Les infections par le virus de la dengue, transmises par les moustiques, constituent un problème majeur dans certaines régions en développement (Asie du Sud-Est, îles du Pacifique, et Amérique latine). Cinquante millions de personnes seraient infectées chaque année. « En Thaïlande, 100 000 cas sévères par an nécessitent une hospitalisation », précise au « Quotidien » le Dr Gavin Screaton (hôpital John Radcliffe d'Oxford) qui a mené l'étude.
On s'intéresse donc vivement au développement d'un vaccin. Toutefois, l'association de la forme sévère à la réinfection soulève le risque potentiel de la vaccination.
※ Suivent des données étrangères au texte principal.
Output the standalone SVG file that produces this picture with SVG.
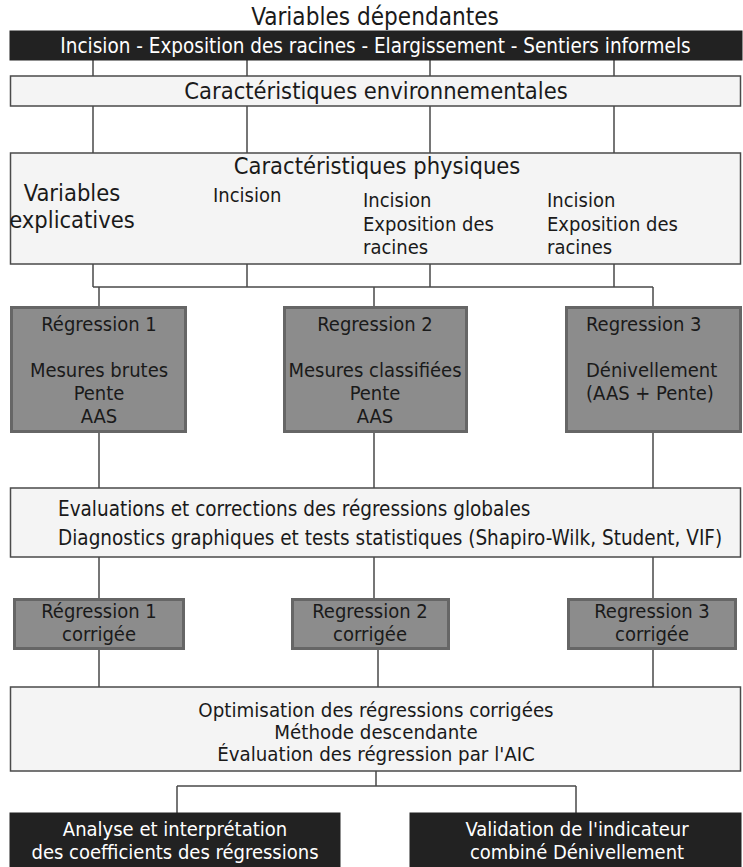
<svg xmlns="http://www.w3.org/2000/svg" width="743" height="867" viewBox="0 0 743 867">
  <style>
    text { font-family: "DejaVu Sans Condensed", "DejaVu Sans", "Liberation Sans", sans-serif; font-stretch: condensed; fill: #1a1a1a; font-size: 20px; }
    .big { font-size: 23.5px; }
    .head { font-size: 24.1px; }
    .bar { font-size: 20.5px; }
    .wide { font-size: 20.5px; }
    .opt { font-size: 20.3px; }
    .mid { text-anchor: middle; }
    .inv { fill: #ffffff; }
    .dark { fill: #222222; stroke: #222222; stroke-width: 1; }
    .light { fill: #f4f4f4; stroke: #4a4a4a; stroke-width: 1.5; }
    .grey { fill: #8c8c8c; stroke: #666666; stroke-width: 3; }
    .wire { fill: none; stroke: #4a4a4a; stroke-width: 1.5; }
  </style>
  <rect width="743" height="867" fill="#ffffff"/>

  <!-- connectors -->
  <g id="connectors" class="wire">
    <path d="M93 60V76M247 60V76M430 60V76M614 60V76"/>
    <path d="M93 106V153M247 106V153M430 106V153M614 106V153"/>
    <path d="M93 264V287M247 264V287M430 264V287M614 264V287M93 287H653"/>
    <path d="M99 287V306M374 287V306M653 287V306"/>
    <path d="M99 432V488M374 432V488M653 432V488"/>
    <path d="M99 557V598M374 557V598M653 557V598"/>
    <path d="M99 650V687M378 650V687M653 650V687"/>
    <path d="M376 771V786M177 786H576M177 786V813M576 786V813"/>
  </g>

  <g id="title">
    <text class="head mid" x="375" y="25">Variables dépendantes</text>
  </g>

  <g id="dependantes">
    <rect class="dark" x="10" y="31" width="732" height="29"/>
    <text class="bar mid inv" x="375.5" y="53">Incision - Exposition des racines - Elargissement - Sentiers informels</text>
  </g>

  <g id="environnement">
    <rect class="light" x="10.5" y="76" width="730" height="30"/>
    <text class="big mid" x="376" y="99">Caractéristiques environnementales</text>
  </g>

  <g id="physiques">
    <rect class="light" x="10.5" y="153" width="730" height="111"/>
    <text class="big mid" x="377" y="174">Caractéristiques physiques</text>
    <text class="big mid" x="72" y="201">Variables</text>
    <text class="big mid" x="72" y="228">explicatives</text>
    <text x="213" y="202">Incision</text>
    <text x="363" y="207">Incision</text>
    <text x="363" y="231">Exposition des</text>
    <text x="363" y="254">racines</text>
    <text x="547" y="207">Incision</text>
    <text x="547" y="231">Exposition des</text>
    <text x="547" y="254">racines</text>
  </g>

  <g id="regression1">
    <rect class="grey" x="11.5" y="307.5" width="174" height="124"/>
    <text class="mid" x="99" y="331">Régression 1</text>
    <text class="mid" x="99" y="377">Mesures brutes</text>
    <text class="mid" x="99" y="400">Pente</text>
    <text class="mid" x="99" y="423">AAS</text>
  </g>

  <g id="regression2">
    <rect class="grey" x="284.5" y="307.5" width="182" height="124"/>
    <text class="mid" x="375" y="331">Regression 2</text>
    <text class="mid" x="375" y="377">Mesures classifiées</text>
    <text class="mid" x="375" y="400">Pente</text>
    <text class="mid" x="375" y="423">AAS</text>
  </g>

  <g id="regression3">
    <rect class="grey" x="566.5" y="307.5" width="174" height="124"/>
    <text x="586" y="331">Regression 3</text>
    <text x="586" y="377">Dénivellement</text>
    <text x="586" y="400">(AAS + Pente)</text>
  </g>

  <g id="evaluations">
    <rect class="light" x="10.5" y="488" width="730" height="69"/>
    <text class="wide" x="58" y="516">Evaluations et corrections des régressions globales</text>
    <text class="wide" x="58" y="545">Diagnostics graphiques et tests statistiques (Shapiro-Wilk, Student, VIF)</text>
  </g>

  <g id="regression1-corrigee">
    <rect class="grey" x="14.5" y="599.5" width="169" height="49"/>
    <text class="mid" x="99" y="618">Régression 1</text>
    <text class="mid" x="99" y="641">corrigée</text>
  </g>

  <g id="regression2-corrigee">
    <rect class="grey" x="292.5" y="599.5" width="156" height="49"/>
    <text class="mid" x="370" y="618">Regression 2</text>
    <text class="mid" x="370" y="641">corrigée</text>
  </g>

  <g id="regression3-corrigee">
    <rect class="grey" x="568.5" y="599.5" width="167" height="49"/>
    <text class="mid" x="652" y="618">Regression 3</text>
    <text class="mid" x="652" y="641">corrigée</text>
  </g>

  <g id="optimisation">
    <rect class="light" x="10.5" y="687" width="730" height="84"/>
    <text class="opt mid" x="376" y="717">Optimisation des régressions corrigées</text>
    <text class="opt mid" x="376" y="739">Méthode descendante</text>
    <text class="opt mid" x="376" y="761">Évaluation des régression par l'AIC</text>
  </g>

  <g id="analyse">
    <rect class="dark" x="10" y="813" width="330" height="60"/>
    <text class="mid inv" x="175" y="836">Analyse et interprétation</text>
    <text class="mid inv" x="175" y="859">des coefficients des régressions</text>
  </g>

  <g id="validation">
    <rect class="dark" x="410" y="813" width="331" height="60"/>
    <text class="mid inv" x="577" y="836">Validation de l'indicateur</text>
    <text class="mid inv" x="577" y="859">combiné Dénivellement</text>
  </g>
</svg>
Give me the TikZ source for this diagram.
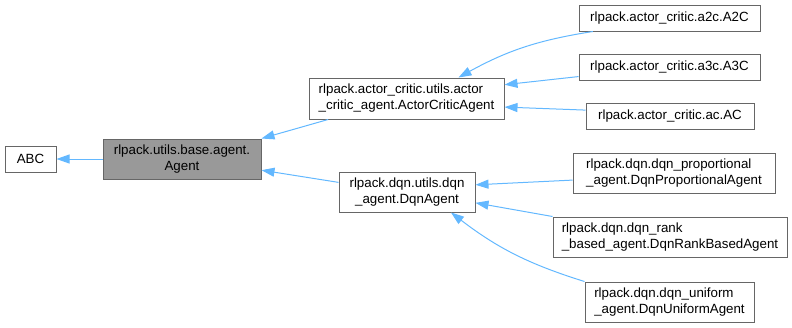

Le vaccin pourrait agir comme une infection originale et favoriser la forme sévère plutôt que de procurer une protection.
Il est donc important pour le développement vaccinal de mieux comprendre la pathogenèse de la dengue hémorragique, forme sévère de la dengue.
Quatre sérotypes du virus
« Il existe quatre sérotypes du virus de la dengue », explique le Dr Screaton. « La maladie sévère survient surtout lorsqu'un individu est réinfecté par un autre sérotype. Cela implique que le système immunitaire peut en fait être néfaste dans l'infection de la dengue, en aggravant les symptômes lorsqu'un individu qui a été antérieurement infecté rencontre le virus une seconde fois ».
L'équipe du Dr Screaton a analysé en détail les réponses des lymphocytes T cytotoxiques CD8+ (CTL) durant l'infection aiguë.
Tout d'abord, ils ont identifié le premier épitope CD8 pour le virus de la dengue chez les sujets HLA-A11, un des principaux sous-types HLA en Asie du Sud-Est.
Ils ont ensuite étudié les réponses CTL spécifiquement dirigées contre le virus de la dengue chez un groupe d'enfants thaïlandais hospitalisés pour une dengue aiguë. La majorité présentait une réinfection, d'après la sérologie.
Durant l'infection aiguë, peu de CTL spécifiques de la dengue sont trouvés. La majorité de ceux qui sont présents sont activés et subissent une apoptose. L'activation et le décès de ces cellules pourraient entraîner la libération de cytokines et contribuer à la pathologie sévère, suggèrent les chercheurs.
Le péché originel
De plus, les CTL spécifiques de la dengue ont peu d'affinité pour le virus infectant, mais présentent une meilleure affinité pour d'autres souches, probablement rencontrées antérieurement. Ainsi, les clones CTL activés par le « péché antigénique originel » sont moins efficaces pour combattre la seconde infection virale, et pourraient ainsi favoriser des charges virales plus élevées et une pathologie plus sévère.
« Lorsque les enfants sont secondairement infectés par la dengue, les cellules T répondent souvent mieux au précédent virus qu'au virus de l'infection présente », résume le Dr Screaton. « C'est un processus connu sous l'expression de "péché antigénique originel", et, dans le cas de la dengue, notre hypothèse est que ce phénomène pourrait être néfaste ».
Ces résultats sont importants pour le développement d'un vaccin. « Il sera nécessaire de développer un vaccin qui conférera une immunité à tous les sérotypes de la dengue, sinon il est possible que le vaccin puisse empirer la situation », observe l'immunologiste britannique.
Il faudra donc identifier plus d'épitopes CD8 afin de les incorporer dans un vaccin.
« Nature Medicine », 16 juin 2003, DOI: 10.1038/nm887.